#### [AIM OF THE EXERCISE]
Report all lines holding "with".

#### [ITEMS]

——————————

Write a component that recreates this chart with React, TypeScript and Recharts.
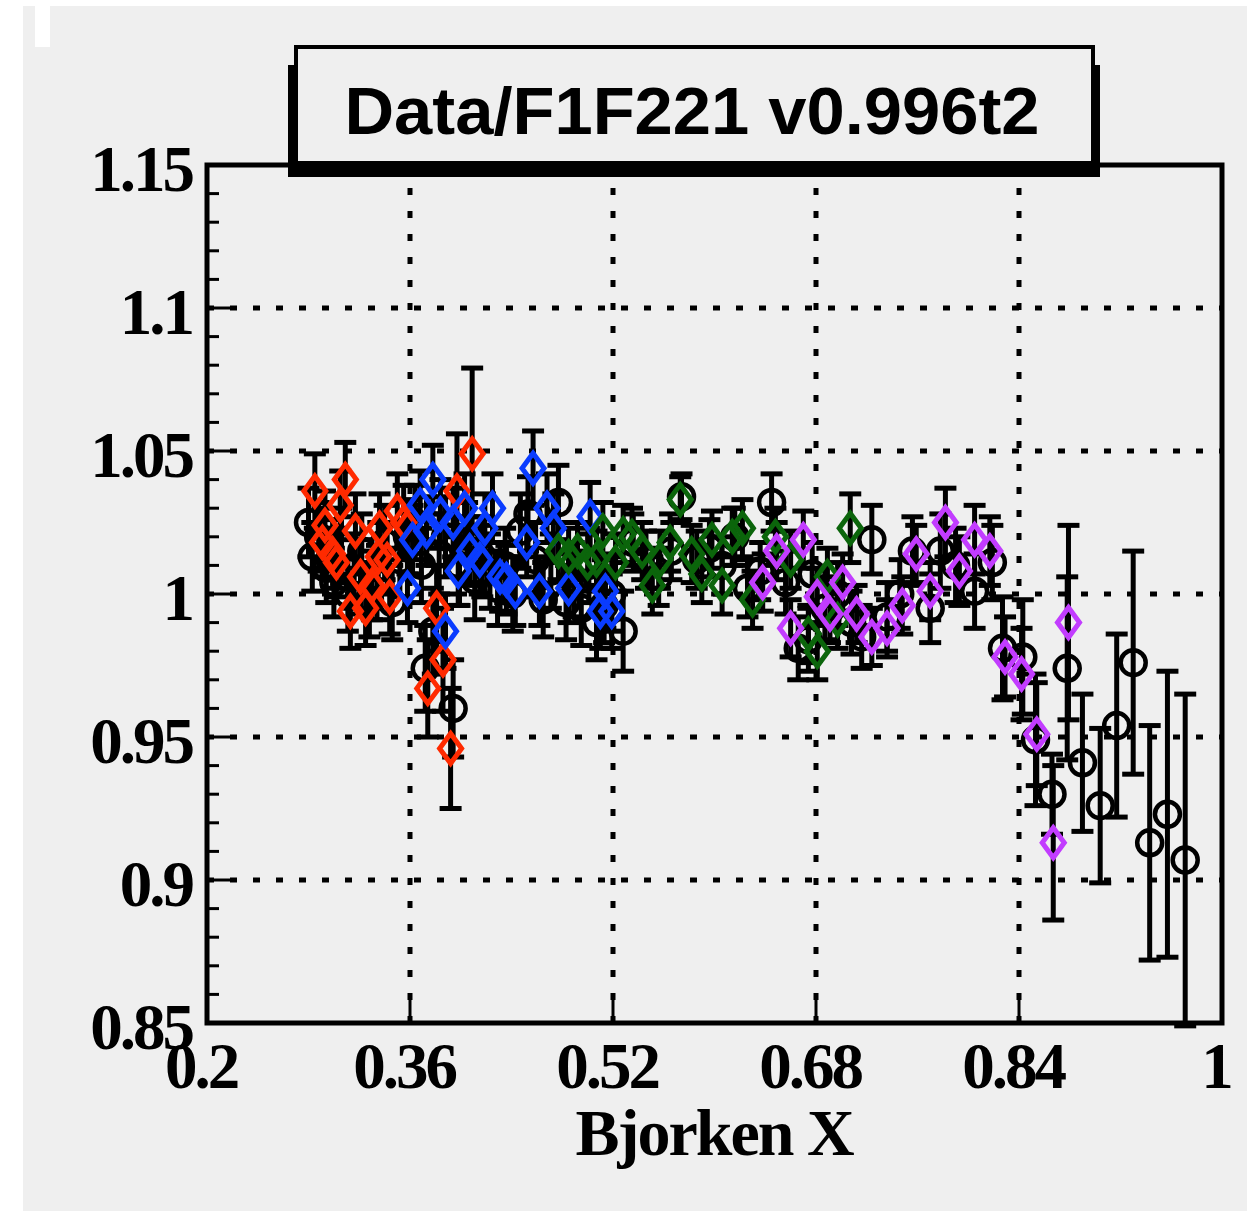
import React from 'react';
import {
  ScatterChart,
  Scatter,
  XAxis,
  YAxis,
  ErrorBar,
  ReferenceLine,
  ReferenceArea
} from 'recharts';

// black circles (all data)
const blackX = [0.280, 0.283, 0.288, 0.294, 0.300, 0.306, 0.311, 0.316, 0.322, 0.328, 0.334, 0.340, 0.346, 0.352, 0.358, 0.364, 0.369, 0.372, 0.378, 0.383, 0.388, 0.394, 0.399, 0.405, 0.411, 0.417, 0.423, 0.429, 0.435, 0.441, 0.447, 0.453, 0.459, 0.465, 0.471, 0.477, 0.483, 0.489, 0.495, 0.501, 0.507, 0.513, 0.519, 0.528, 0.536, 0.546, 0.556, 0.566, 0.574, 0.586, 0.596, 0.606, 0.616, 0.626, 0.636, 0.645, 0.656, 0.666, 0.674, 0.677, 0.687, 0.697, 0.708, 0.716, 0.724, 0.736, 0.746, 0.756, 0.770, 0.778, 0.790, 0.805, 0.819, 0.827, 0.843, 0.853, 0.866, 0.878, 0.890, 0.904, 0.917, 0.930, 0.943, 0.957, 0.971];
const blackY = [1.025, 1.013, 1.020, 1.009, 1.004, 1.017, 1.000, 1.008, 1.015, 0.998, 1.004, 1.018, 0.997, 1.012, 1.020, 1.025, 1.010, 0.974, 0.987, 1.014, 1.020, 0.960, 1.010, 1.018, 1.005, 1.013, 1.008, 1.002, 1.010, 1.000, 1.022, 1.028, 1.012, 0.998, 1.008, 1.032, 0.997, 1.005, 0.995, 1.010, 0.990, 0.996, 1.000, 0.987, 1.018, 1.012, 1.006, 1.015, 1.034, 1.012, 1.016, 1.010, 1.020, 1.002, 1.008, 1.032, 1.004, 0.981, 0.984, 1.007, 0.995, 1.000, 0.990, 0.985, 1.019, 0.992, 1.000, 1.015, 0.995, 1.015, 1.010, 1.001, 1.011, 0.981, 0.978, 0.949, 0.930, 0.974, 0.941, 0.926, 0.954, 0.976, 0.913, 0.923, 0.907];
const blackErr = [0.012, 0.012, 0.012, 0.012, 0.012, 0.013, 0.013, 0.013, 0.013, 0.013, 0.013, 0.013, 0.013, 0.013, 0.013, 0.013, 0.013, 0.015, 0.015, 0.014, 0.014, 0.017, 0.014, 0.014, 0.014, 0.014, 0.013, 0.013, 0.013, 0.013, 0.013, 0.013, 0.013, 0.013, 0.013, 0.013, 0.013, 0.013, 0.013, 0.013, 0.013, 0.013, 0.013, 0.014, 0.010, 0.010, 0.010, 0.010, 0.008, 0.010, 0.010, 0.010, 0.010, 0.010, 0.010, 0.010, 0.011, 0.011, 0.011, 0.011, 0.011, 0.011, 0.011, 0.011, 0.012, 0.012, 0.012, 0.012, 0.012, 0.013, 0.013, 0.013, 0.013, 0.018, 0.020, 0.023, 0.014, 0.032, 0.024, 0.027, 0.032, 0.039, 0.041, 0.050, 0.058];

// red diamonds
const redX = [0.285, 0.291, 0.293, 0.299, 0.302, 0.305, 0.309, 0.313, 0.317, 0.321, 0.325, 0.330, 0.335, 0.336, 0.342, 0.344, 0.350, 0.355, 0.374, 0.381, 0.386, 0.392, 0.397, 0.409];
const redY = [1.036, 1.018, 1.024, 1.014, 1.011, 1.031, 1.040, 0.994, 1.022, 1.006, 0.995, 1.003, 1.013, 1.023, 1.012, 0.999, 1.029, 1.025, 0.967, 0.995, 0.977, 0.946, 1.036, 1.049];
const redErr = [0.013, 0.012, 0.012, 0.012, 0.012, 0.012, 0.013, 0.013, 0.013, 0.013, 0.013, 0.012, 0.012, 0.012, 0.012, 0.013, 0.013, 0.013, 0.017, 0.015, 0.018, 0.021, 0.020, 0.030];

// blue diamonds
const blueX = [0.358, 0.362, 0.368, 0.373, 0.378, 0.384, 0.388, 0.394, 0.398, 0.403, 0.407, 0.415, 0.419, 0.425, 0.431, 0.436, 0.443, 0.452, 0.457, 0.462, 0.468, 0.473, 0.485, 0.502, 0.510, 0.514, 0.519];
const blueY = [1.002, 1.019, 1.031, 1.022, 1.040, 1.028, 0.987, 1.025, 1.008, 1.030, 1.015, 1.012, 1.023, 1.030, 1.006, 1.005, 1.001, 1.018, 1.044, 1.001, 1.030, 1.023, 1.002, 1.027, 0.994, 1.001, 0.994];
const blueErr = [0.012, 0.012, 0.012, 0.012, 0.012, 0.012, 0.013, 0.012, 0.012, 0.012, 0.012, 0.012, 0.012, 0.012, 0.012, 0.012, 0.012, 0.012, 0.013, 0.012, 0.012, 0.012, 0.012, 0.012, 0.013, 0.013, 0.013];

// green diamonds
const greenX = [0.477, 0.485, 0.492, 0.500, 0.507, 0.512, 0.522, 0.528, 0.535, 0.543, 0.551, 0.557, 0.565, 0.573, 0.582, 0.590, 0.598, 0.606, 0.614, 0.622, 0.630, 0.648, 0.660, 0.674, 0.681, 0.689, 0.697, 0.707];
const greenY = [1.015, 1.013, 1.015, 1.011, 1.012, 1.022, 1.011, 1.021, 1.020, 1.015, 1.003, 1.012, 1.018, 1.033, 1.014, 1.007, 1.019, 1.003, 1.020, 1.023, 0.998, 1.020, 1.012, 0.986, 0.980, 1.006, 0.991, 1.023];
const greenErr = [0.010, 0.010, 0.010, 0.010, 0.010, 0.010, 0.010, 0.010, 0.010, 0.010, 0.010, 0.010, 0.010, 0.008, 0.010, 0.010, 0.010, 0.010, 0.010, 0.010, 0.010, 0.010, 0.010, 0.010, 0.010, 0.010, 0.010, 0.012];

// purple diamonds
const purpleX = [0.638, 0.649, 0.660, 0.670, 0.681, 0.691, 0.701, 0.712, 0.724, 0.736, 0.748, 0.759, 0.770, 0.782, 0.793, 0.805, 0.817, 0.829, 0.842, 0.854, 0.867, 0.879];
const purpleY = [1.004, 1.015, 0.988, 1.019, 0.999, 0.993, 1.004, 0.993, 0.985, 0.988, 0.996, 1.014, 1.001, 1.025, 1.008, 1.019, 1.015, 0.978, 0.972, 0.951, 0.913, 0.990];
const purpleErr = [0.010, 0.010, 0.010, 0.010, 0.010, 0.010, 0.010, 0.010, 0.010, 0.010, 0.010, 0.010, 0.010, 0.012, 0.012, 0.012, 0.012, 0.014, 0.016, 0.018, 0.027, 0.034];

const xTicks = [0.2, 0.36, 0.52, 0.68, 0.84, 1];
const xGrid = [0.36, 0.52, 0.68, 0.84];
const yGrid = [0.9, 0.95, 1, 1.05, 1.1];

// y ticks every 0.01 (labels only on the 0.05 ones)
const yTicks: number[] = [];
for (let i = 0; i <= 30; i++) yTicks.push(Number((0.85 + i * 0.01).toFixed(2)));

const W = 1247;
const H = 1211;
const PLOT_LEFT = 207;
const PLOT_BOTTOM = 1023;
const BG = '#efefef';

const toPoints = (xs: number[], ys: number[], es: number[]) =>
  xs.map((x, i) => ({ x, y: ys[i], err: es[i] }));

const serif = '"Liberation Serif", "Times New Roman", serif';

const diamond = (color: string) => (props: any) => {
  const { cx, cy } = props;
  if (cx == null || cy == null) return null;
  return (
    <path
      d={`M${cx},${cy - 15} L${cx + 11},${cy} L${cx},${cy + 15} L${cx - 11},${cy} Z`}
      fill="none"
      stroke={color}
      strokeWidth={5}
    />
  );
};

const circle = (props: any) => {
  const { cx, cy } = props;
  if (cx == null || cy == null) return null;
  return <circle cx={cx} cy={cy} r={12.5} fill="none" stroke="#000" strokeWidth={4.5} />;
};

const isMajor = (v: number) => Math.abs(v * 20 - Math.round(v * 20)) < 1e-6;

const YTick = (props: any) => {
  const { y, payload } = props;
  const v = payload.value;
  const major = isMajor(v);
  return (
    <g>
      <line x1={PLOT_LEFT} x2={PLOT_LEFT + (major ? 24 : 12)} y1={y} y2={y} stroke="#000" strokeWidth={3} />
      {major && (
        <text
          x={PLOT_LEFT - 15}
          y={y + 26}
          textAnchor="end"
          fontFamily={serif}
          fontWeight="bold"
          fontSize={65}
          letterSpacing={-3}
          fill="#000"
        >
          {String(Number(v.toFixed(2)))}
        </text>
      )}
    </g>
  );
};

const XTick = (props: any) => {
  const { x, payload } = props;
  const v = payload.value;
  return (
    <g>
      <line x1={x} x2={x} y1={PLOT_BOTTOM} y2={PLOT_BOTTOM - 24} stroke="#000" strokeWidth={3} />
      <text
        x={x - 6}
        y={PLOT_BOTTOM + 65}
        textAnchor="middle"
        fontFamily={serif}
        fontWeight="bold"
        fontSize={65}
        letterSpacing={-3}
        fill="#000"
      >
        {String(Number(v.toFixed(2)))}
      </text>
    </g>
  );
};

const series = [
  { name: 'black', data: toPoints(blackX, blackY, blackErr), shape: circle },
  { name: 'red', data: toPoints(redX, redY, redErr), shape: diamond('#ff2a00') },
  { name: 'blue', data: toPoints(blueX, blueY, blueErr), shape: diamond('#0a3cff') },
  { name: 'green', data: toPoints(greenX, greenY, greenErr), shape: diamond('#0b650b') },
  { name: 'purple', data: toPoints(purpleX, purpleY, purpleErr), shape: diamond('#c23cff') }
];

export default function App() {
  return (
    <div style={{ position: 'absolute', left: 0, top: 0, width: W, height: H, background: '#fff', overflow: 'hidden' }}>
      <div style={{ position: 'absolute', left: 23, top: 6, right: 0, bottom: 0, background: BG }} />
      <div style={{ position: 'absolute', left: 35, top: 6, width: 15, height: 41, background: '#fff' }} />
      <div style={{ position: 'absolute', left: 0, top: 0 }}>
        <ScatterChart width={W} height={H} margin={{ top: 165, right: 25, bottom: 0, left: 0 }}>
          <XAxis
            type="number"
            dataKey="x"
            domain={[0.2, 1]}
            ticks={xTicks}
            interval={0}
            height={188}
            axisLine={false}
            tickLine={false}
            tick={<XTick />}
            allowDataOverflow
          />
          <YAxis
            type="number"
            dataKey="y"
            domain={[0.85, 1.15]}
            ticks={yTicks}
            interval={0}
            width={207}
            axisLine={false}
            tickLine={false}
            tick={<YTick />}
            allowDataOverflow
          />
          {yGrid.map((v) => (
            <ReferenceLine key={`gy${v}`} y={v} stroke="#000" strokeWidth={5} strokeDasharray="7 16" />
          ))}
          {xGrid.map((v) => (
            <ReferenceLine key={`gx${v}`} x={v} stroke="#000" strokeWidth={5} strokeDasharray="7 16" />
          ))}
          {series.map((s) => (
            <Scatter key={s.name} name={s.name} data={s.data} shape={s.shape} isAnimationActive={false}>
              <ErrorBar dataKey="err" direction="y" width={11} stroke="#000" strokeWidth={5} />
            </Scatter>
          ))}
          <ReferenceArea x1={0.2} x2={1} y1={0.85} y2={1.15} fill="none" stroke="#000" strokeWidth={5} ifOverflow="visible" />
        </ScatterChart>
      </div>
      <svg width={W} height={H} style={{ position: 'absolute', left: 0, top: 0, pointerEvents: 'none' }}>
        <rect x={288} y={65} width={812} height={112} fill="#000" />
        <rect x={296} y={47} width={797} height={116} fill={BG} stroke="#000" strokeWidth={4} />
        <text
          x={692}
          y={134}
          textAnchor="middle"
          fontFamily='"Liberation Sans", Arial, sans-serif'
          fontWeight="bold"
          fontSize={66}
          textLength={695}
          lengthAdjust="spacingAndGlyphs"
          fill="#000"
        >
          Data/F1F221 v0.996t2
        </text>
        <text
          x={714}
          y={1155}
          textAnchor="middle"
          fontFamily={serif}
          fontWeight="bold"
          fontSize={66}
          letterSpacing={-2}
          fill="#000"
        >
          Bjorken X
        </text>
      </svg>
    </div>
  );
}
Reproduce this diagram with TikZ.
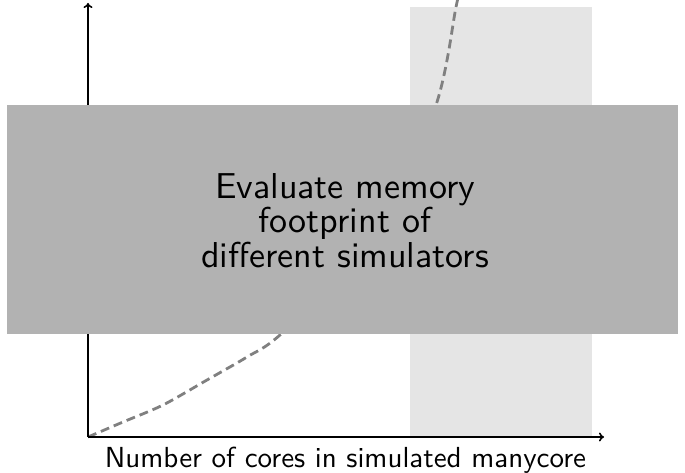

——————————

#### [CORRECT OUTPUT]
Write a component that recreates this chart with React, TypeScript and Recharts.
Reproduce this diagram with TikZ.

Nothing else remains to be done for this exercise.